• [Given information]
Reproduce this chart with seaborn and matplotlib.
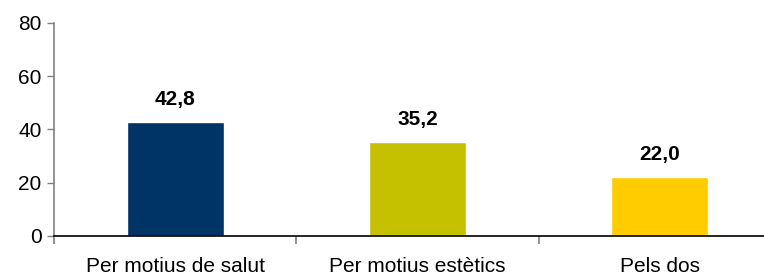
import matplotlib
matplotlib.use("Agg")
import matplotlib.pyplot as plt
import seaborn as sns
import pandas as pd

categories = ["Per motius de salut", "Per motius estètics", "Pels dos"]
values = [42.8, 35.2, 22.0]
colors = ["#003366", "#C5C000", "#FFCC00"]
yticks = [0, 20, 40, 60, 80]

sns.set_style("white")
plt.rcParams["font.family"] = ["Liberation Sans", "DejaVu Sans"]
plt.rcParams["text.color"] = "black"
plt.rcParams["xtick.color"] = "black"
plt.rcParams["ytick.color"] = "black"

df = pd.DataFrame({"cat": categories, "val": values})

fig = plt.figure(figsize=(7.64, 2.76), dpi=100)
# the plot area runs slightly past the right edge of the picture
ax = fig.add_axes([0.0707, 0.145, 0.9516, 0.772])
sns.barplot(data=df, x="cat", y="val", hue="cat", palette=colors,
            width=0.40, legend=False, ax=ax, saturation=1)

ax.set_xlim(-0.5, 2.5)
ax.set_ylim(0, 80)
ax.set_yticks(yticks)
ax.set_yticklabels([str(t) for t in yticks], fontsize=15)
ax.set_xlabel(""); ax.set_ylabel("")
ax.tick_params(axis="y", length=5, width=1, color="#808080", pad=4, left=True)
ax.tick_params(axis="x", which="major", length=0, labelsize=15, pad=15)
ax.set_xticks([-0.5, 0.5, 1.5], minor=True)
ax.tick_params(axis="x", which="minor", length=6, width=1.2, color="#808080", bottom=True)

for s in ["top", "right"]:
    ax.spines[s].set_visible(False)
ax.spines["left"].set_color("#808080")
ax.spines["left"].set_linewidth(1.2)
ax.spines["bottom"].set_color("black")
ax.spines["bottom"].set_linewidth(1.2)

for i, v in enumerate(values):
    ax.text(i, v + 5, f"{v:.1f}".replace(".", ","), ha="center", va="bottom",
            fontsize=15, fontweight="bold")

fig.savefig("out.png", dpi=100)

• [Brief] Transcribe the full listing above exactly as it stands, minus the pictures.

• [Exercise response]
Reproduce this chart with seaborn and matplotlib.
import matplotlib
matplotlib.use("Agg")
import matplotlib.pyplot as plt
import seaborn as sns
import pandas as pd

categories = ["Per motius de salut", "Per motius estètics", "Pels dos"]
values = [42.8, 35.2, 22.0]
colors = ["#003366", "#C5C000", "#FFCC00"]
yticks = [0, 20, 40, 60, 80]

sns.set_style("white")
plt.rcParams["font.family"] = ["Liberation Sans", "DejaVu Sans"]
plt.rcParams["text.color"] = "black"
plt.rcParams["xtick.color"] = "black"
plt.rcParams["ytick.color"] = "black"

df = pd.DataFrame({"cat": categories, "val": values})

fig = plt.figure(figsize=(7.64, 2.76), dpi=100)
# the plot area runs slightly past the right edge of the picture
ax = fig.add_axes([0.0707, 0.145, 0.9516, 0.772])
sns.barplot(data=df, x="cat", y="val", hue="cat", palette=colors,
            width=0.40, legend=False, ax=ax, saturation=1)

ax.set_xlim(-0.5, 2.5)
ax.set_ylim(0, 80)
ax.set_yticks(yticks)
ax.set_yticklabels([str(t) for t in yticks], fontsize=15)
ax.set_xlabel(""); ax.set_ylabel("")
ax.tick_params(axis="y", length=5, width=1, color="#808080", pad=4, left=True)
ax.tick_params(axis="x", which="major", length=0, labelsize=15, pad=15)
ax.set_xticks([-0.5, 0.5, 1.5], minor=True)
ax.tick_params(axis="x", which="minor", length=6, width=1.2, color="#808080", bottom=True)

for s in ["top", "right"]:
    ax.spines[s].set_visible(False)
ax.spines["left"].set_color("#808080")
ax.spines["left"].set_linewidth(1.2)
ax.spines["bottom"].set_color("black")
ax.spines["bottom"].set_linewidth(1.2)

for i, v in enumerate(values):
    ax.text(i, v + 5, f"{v:.1f}".replace(".", ","), ha="center", va="bottom",
            fontsize=15, fontweight="bold")

fig.savefig("out.png", dpi=100)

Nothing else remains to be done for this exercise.